| What the exercise asks |
Below is a listing; write it out exactly and drop any images from it.

··· Dataset excerpt

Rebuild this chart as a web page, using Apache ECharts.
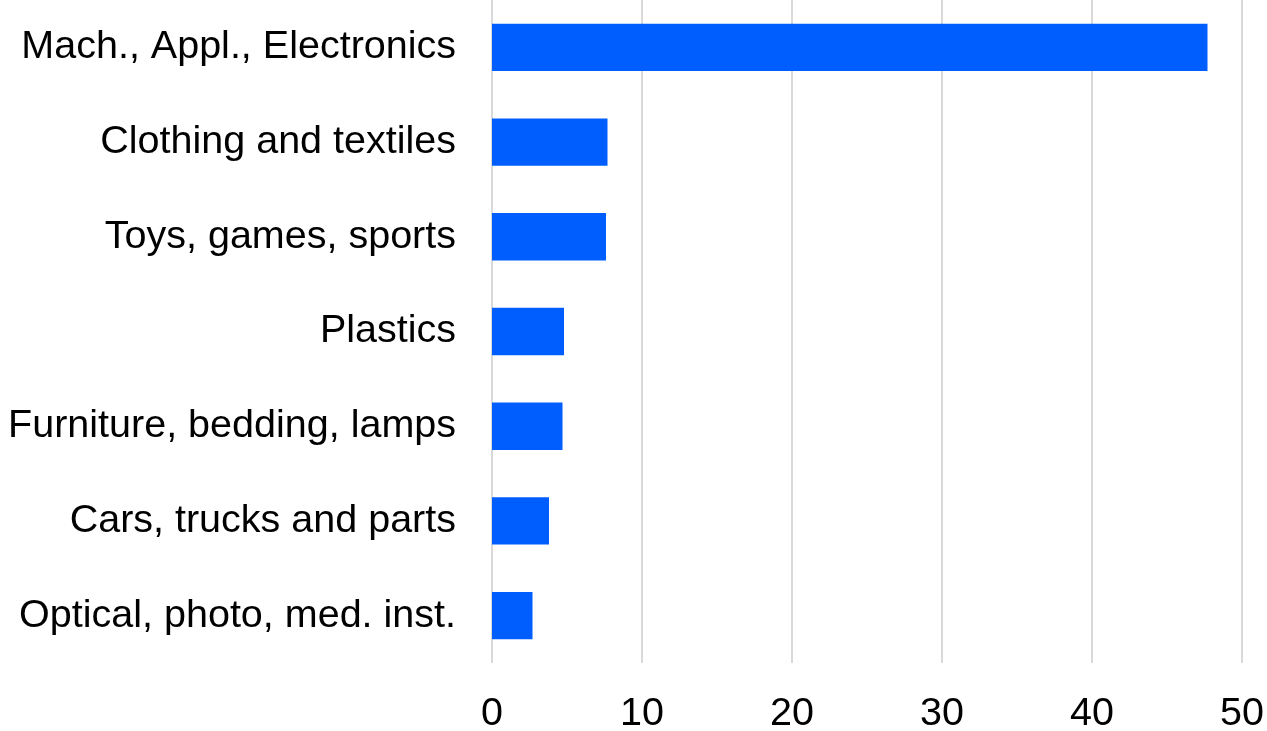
<!DOCTYPE html>
<html>
<head>
<meta charset="utf-8">
<style>
  html, body { margin: 0; padding: 0; background: #ffffff; }
  #chart { width: 1267px; height: 731px; }
</style>
<script src="https://cdn.jsdelivr.net/npm/echarts@6/dist/echarts.min.js"></script>
</head>
<body>
<div id="chart"></div>
<script>
// Product groups, listed top to bottom
const categories = [
  'Mach., Appl., Electronics',
  'Clothing and textiles',
  'Toys, games, sports',
  'Plastics',
  'Furniture, bedding, lamps',
  'Cars, trucks and parts',
  'Optical, photo, med. inst.'
];
// Share of imports per group
const values = [47.7, 7.7, 7.6, 4.8, 4.7, 3.8, 2.7];
const xTicks = [0, 10, 20, 30, 40, 50];

const font = '"Liberation Sans", Arial, sans-serif';
const chart = echarts.init(document.getElementById('chart'), null, { renderer: 'canvas' });

chart.setOption({
  animation: false,
  backgroundColor: '#ffffff',
  grid: { left: 492, right: 25, top: 0, bottom: 68, containLabel: false, outerBoundsMode: 'none' },
  xAxis: {
    type: 'value',
    min: xTicks[0],
    max: xTicks[xTicks.length - 1],
    interval: xTicks[1] - xTicks[0],
    axisLine: { show: false },
    axisTick: { show: false },
    splitLine: { show: true, lineStyle: { color: '#d9d9d9', width: 2 } },
    axisLabel: { color: '#000000', fontSize: 39.5, fontFamily: font, margin: 31 }
  },
  yAxis: {
    type: 'category',
    inverse: true,
    data: categories,
    axisLine: { show: false },
    axisTick: { show: false },
    splitLine: { show: false },
    axisLabel: { color: '#000000', fontSize: 39.5, fontFamily: font, margin: 36, padding: [8, 0, 0, 0] }
  },
  series: [{
    type: 'bar',
    data: values,
    barWidth: '50%',
    itemStyle: { color: '#005eff' }
  }]
});
</script>
</body>
</html>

······

| Worked solution |
Rebuild this chart as a web page, using Apache ECharts.
<!DOCTYPE html>
<html>
<head>
<meta charset="utf-8">
<style>
  html, body { margin: 0; padding: 0; background: #ffffff; }
  #chart { width: 1267px; height: 731px; }
</style>
<script src="https://cdn.jsdelivr.net/npm/echarts@6/dist/echarts.min.js"></script>
</head>
<body>
<div id="chart"></div>
<script>
// Product groups, listed top to bottom
const categories = [
  'Mach., Appl., Electronics',
  'Clothing and textiles',
  'Toys, games, sports',
  'Plastics',
  'Furniture, bedding, lamps',
  'Cars, trucks and parts',
  'Optical, photo, med. inst.'
];
// Share of imports per group
const values = [47.7, 7.7, 7.6, 4.8, 4.7, 3.8, 2.7];
const xTicks = [0, 10, 20, 30, 40, 50];

const font = '"Liberation Sans", Arial, sans-serif';
const chart = echarts.init(document.getElementById('chart'), null, { renderer: 'canvas' });

chart.setOption({
  animation: false,
  backgroundColor: '#ffffff',
  grid: { left: 492, right: 25, top: 0, bottom: 68, containLabel: false, outerBoundsMode: 'none' },
  xAxis: {
    type: 'value',
    min: xTicks[0],
    max: xTicks[xTicks.length - 1],
    interval: xTicks[1] - xTicks[0],
    axisLine: { show: false },
    axisTick: { show: false },
    splitLine: { show: true, lineStyle: { color: '#d9d9d9', width: 2 } },
    axisLabel: { color: '#000000', fontSize: 39.5, fontFamily: font, margin: 31 }
  },
  yAxis: {
    type: 'category',
    inverse: true,
    data: categories,
    axisLine: { show: false },
    axisTick: { show: false },
    splitLine: { show: false },
    axisLabel: { color: '#000000', fontSize: 39.5, fontFamily: font, margin: 36, padding: [8, 0, 0, 0] }
  },
  series: [{
    type: 'bar',
    data: values,
    barWidth: '50%',
    itemStyle: { color: '#005eff' }
  }]
});
</script>
</body>
</html>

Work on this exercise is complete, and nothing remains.